Dataset content:
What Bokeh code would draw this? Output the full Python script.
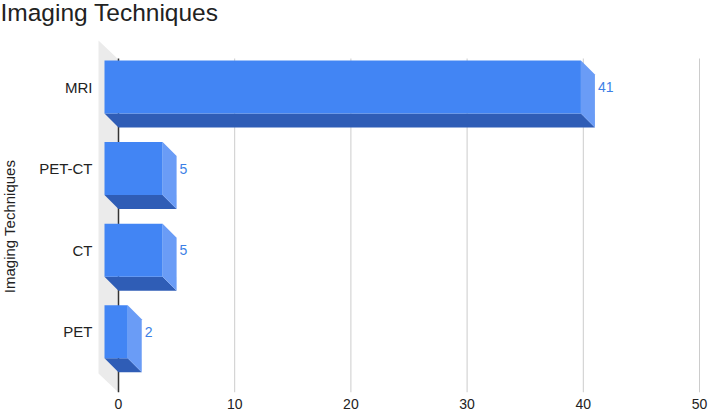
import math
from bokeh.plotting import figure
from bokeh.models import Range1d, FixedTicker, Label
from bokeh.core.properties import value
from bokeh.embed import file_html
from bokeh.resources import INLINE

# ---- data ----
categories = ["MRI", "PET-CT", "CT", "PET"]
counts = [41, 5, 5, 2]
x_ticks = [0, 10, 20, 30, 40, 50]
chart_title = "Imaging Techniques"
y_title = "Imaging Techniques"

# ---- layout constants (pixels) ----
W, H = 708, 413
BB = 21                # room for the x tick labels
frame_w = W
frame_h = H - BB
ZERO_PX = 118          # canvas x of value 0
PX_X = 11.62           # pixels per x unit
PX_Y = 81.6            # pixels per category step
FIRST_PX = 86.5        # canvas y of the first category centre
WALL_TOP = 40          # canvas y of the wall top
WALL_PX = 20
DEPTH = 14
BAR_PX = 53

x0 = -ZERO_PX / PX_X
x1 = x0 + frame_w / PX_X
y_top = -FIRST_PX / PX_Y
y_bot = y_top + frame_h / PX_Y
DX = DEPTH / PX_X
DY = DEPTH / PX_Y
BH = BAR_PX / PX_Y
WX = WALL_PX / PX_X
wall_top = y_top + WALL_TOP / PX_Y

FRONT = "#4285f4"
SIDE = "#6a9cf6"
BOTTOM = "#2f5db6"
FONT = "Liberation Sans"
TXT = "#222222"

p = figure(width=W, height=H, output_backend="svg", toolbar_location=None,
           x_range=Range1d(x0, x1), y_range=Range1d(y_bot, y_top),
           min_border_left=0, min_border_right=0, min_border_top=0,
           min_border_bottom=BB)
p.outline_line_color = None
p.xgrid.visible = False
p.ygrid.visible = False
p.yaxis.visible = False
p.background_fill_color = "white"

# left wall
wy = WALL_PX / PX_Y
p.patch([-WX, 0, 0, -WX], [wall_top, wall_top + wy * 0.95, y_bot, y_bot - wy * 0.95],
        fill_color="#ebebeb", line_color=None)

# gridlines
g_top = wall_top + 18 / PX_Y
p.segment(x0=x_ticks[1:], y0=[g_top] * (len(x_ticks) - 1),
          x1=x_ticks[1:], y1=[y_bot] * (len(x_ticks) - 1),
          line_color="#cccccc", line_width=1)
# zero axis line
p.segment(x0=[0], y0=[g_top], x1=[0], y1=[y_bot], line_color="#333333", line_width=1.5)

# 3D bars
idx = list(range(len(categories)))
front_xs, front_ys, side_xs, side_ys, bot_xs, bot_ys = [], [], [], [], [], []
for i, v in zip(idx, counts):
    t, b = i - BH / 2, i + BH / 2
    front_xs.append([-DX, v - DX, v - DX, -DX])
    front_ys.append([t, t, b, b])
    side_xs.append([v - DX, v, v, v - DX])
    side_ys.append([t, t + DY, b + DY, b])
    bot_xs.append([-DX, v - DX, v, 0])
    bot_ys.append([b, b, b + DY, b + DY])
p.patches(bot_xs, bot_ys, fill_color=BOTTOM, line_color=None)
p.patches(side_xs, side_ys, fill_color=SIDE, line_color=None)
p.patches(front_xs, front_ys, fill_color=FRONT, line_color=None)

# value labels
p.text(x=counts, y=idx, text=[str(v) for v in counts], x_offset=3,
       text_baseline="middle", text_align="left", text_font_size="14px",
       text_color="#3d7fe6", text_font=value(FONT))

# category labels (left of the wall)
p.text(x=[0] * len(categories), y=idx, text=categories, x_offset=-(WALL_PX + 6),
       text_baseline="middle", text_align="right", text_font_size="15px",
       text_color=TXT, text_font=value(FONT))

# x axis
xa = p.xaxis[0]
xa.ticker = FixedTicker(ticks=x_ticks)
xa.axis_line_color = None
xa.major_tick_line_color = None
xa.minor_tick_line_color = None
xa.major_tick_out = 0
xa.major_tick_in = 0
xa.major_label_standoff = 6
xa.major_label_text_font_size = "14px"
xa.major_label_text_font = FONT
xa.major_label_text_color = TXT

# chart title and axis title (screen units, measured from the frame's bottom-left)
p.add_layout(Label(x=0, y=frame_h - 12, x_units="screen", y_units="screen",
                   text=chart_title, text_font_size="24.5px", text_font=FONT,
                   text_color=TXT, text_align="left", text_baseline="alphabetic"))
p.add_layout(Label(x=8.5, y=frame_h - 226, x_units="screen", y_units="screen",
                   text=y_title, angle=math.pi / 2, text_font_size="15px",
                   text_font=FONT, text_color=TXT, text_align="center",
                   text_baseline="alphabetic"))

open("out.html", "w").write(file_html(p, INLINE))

Task objective:
Write out the listing above again, exactly, but with no pictures in the copy.

Written solution:
What Bokeh code would draw this? Output the full Python script.
import math
from bokeh.plotting import figure
from bokeh.models import Range1d, FixedTicker, Label
from bokeh.core.properties import value
from bokeh.embed import file_html
from bokeh.resources import INLINE

# ---- data ----
categories = ["MRI", "PET-CT", "CT", "PET"]
counts = [41, 5, 5, 2]
x_ticks = [0, 10, 20, 30, 40, 50]
chart_title = "Imaging Techniques"
y_title = "Imaging Techniques"

# ---- layout constants (pixels) ----
W, H = 708, 413
BB = 21                # room for the x tick labels
frame_w = W
frame_h = H - BB
ZERO_PX = 118          # canvas x of value 0
PX_X = 11.62           # pixels per x unit
PX_Y = 81.6            # pixels per category step
FIRST_PX = 86.5        # canvas y of the first category centre
WALL_TOP = 40          # canvas y of the wall top
WALL_PX = 20
DEPTH = 14
BAR_PX = 53

x0 = -ZERO_PX / PX_X
x1 = x0 + frame_w / PX_X
y_top = -FIRST_PX / PX_Y
y_bot = y_top + frame_h / PX_Y
DX = DEPTH / PX_X
DY = DEPTH / PX_Y
BH = BAR_PX / PX_Y
WX = WALL_PX / PX_X
wall_top = y_top + WALL_TOP / PX_Y

FRONT = "#4285f4"
SIDE = "#6a9cf6"
BOTTOM = "#2f5db6"
FONT = "Liberation Sans"
TXT = "#222222"

p = figure(width=W, height=H, output_backend="svg", toolbar_location=None,
           x_range=Range1d(x0, x1), y_range=Range1d(y_bot, y_top),
           min_border_left=0, min_border_right=0, min_border_top=0,
           min_border_bottom=BB)
p.outline_line_color = None
p.xgrid.visible = False
p.ygrid.visible = False
p.yaxis.visible = False
p.background_fill_color = "white"

# left wall
wy = WALL_PX / PX_Y
p.patch([-WX, 0, 0, -WX], [wall_top, wall_top + wy * 0.95, y_bot, y_bot - wy * 0.95],
        fill_color="#ebebeb", line_color=None)

# gridlines
g_top = wall_top + 18 / PX_Y
p.segment(x0=x_ticks[1:], y0=[g_top] * (len(x_ticks) - 1),
          x1=x_ticks[1:], y1=[y_bot] * (len(x_ticks) - 1),
          line_color="#cccccc", line_width=1)
# zero axis line
p.segment(x0=[0], y0=[g_top], x1=[0], y1=[y_bot], line_color="#333333", line_width=1.5)

# 3D bars
idx = list(range(len(categories)))
front_xs, front_ys, side_xs, side_ys, bot_xs, bot_ys = [], [], [], [], [], []
for i, v in zip(idx, counts):
    t, b = i - BH / 2, i + BH / 2
    front_xs.append([-DX, v - DX, v - DX, -DX])
    front_ys.append([t, t, b, b])
    side_xs.append([v - DX, v, v, v - DX])
    side_ys.append([t, t + DY, b + DY, b])
    bot_xs.append([-DX, v - DX, v, 0])
    bot_ys.append([b, b, b + DY, b + DY])
p.patches(bot_xs, bot_ys, fill_color=BOTTOM, line_color=None)
p.patches(side_xs, side_ys, fill_color=SIDE, line_color=None)
p.patches(front_xs, front_ys, fill_color=FRONT, line_color=None)

# value labels
p.text(x=counts, y=idx, text=[str(v) for v in counts], x_offset=3,
       text_baseline="middle", text_align="left", text_font_size="14px",
       text_color="#3d7fe6", text_font=value(FONT))

# category labels (left of the wall)
p.text(x=[0] * len(categories), y=idx, text=categories, x_offset=-(WALL_PX + 6),
       text_baseline="middle", text_align="right", text_font_size="15px",
       text_color=TXT, text_font=value(FONT))

# x axis
xa = p.xaxis[0]
xa.ticker = FixedTicker(ticks=x_ticks)
xa.axis_line_color = None
xa.major_tick_line_color = None
xa.minor_tick_line_color = None
xa.major_tick_out = 0
xa.major_tick_in = 0
xa.major_label_standoff = 6
xa.major_label_text_font_size = "14px"
xa.major_label_text_font = FONT
xa.major_label_text_color = TXT

# chart title and axis title (screen units, measured from the frame's bottom-left)
p.add_layout(Label(x=0, y=frame_h - 12, x_units="screen", y_units="screen",
                   text=chart_title, text_font_size="24.5px", text_font=FONT,
                   text_color=TXT, text_align="left", text_baseline="alphabetic"))
p.add_layout(Label(x=8.5, y=frame_h - 226, x_units="screen", y_units="screen",
                   text=y_title, angle=math.pi / 2, text_font_size="15px",
                   text_font=FONT, text_color=TXT, text_align="center",
                   text_baseline="alphabetic"))

open("out.html", "w").write(file_html(p, INLINE))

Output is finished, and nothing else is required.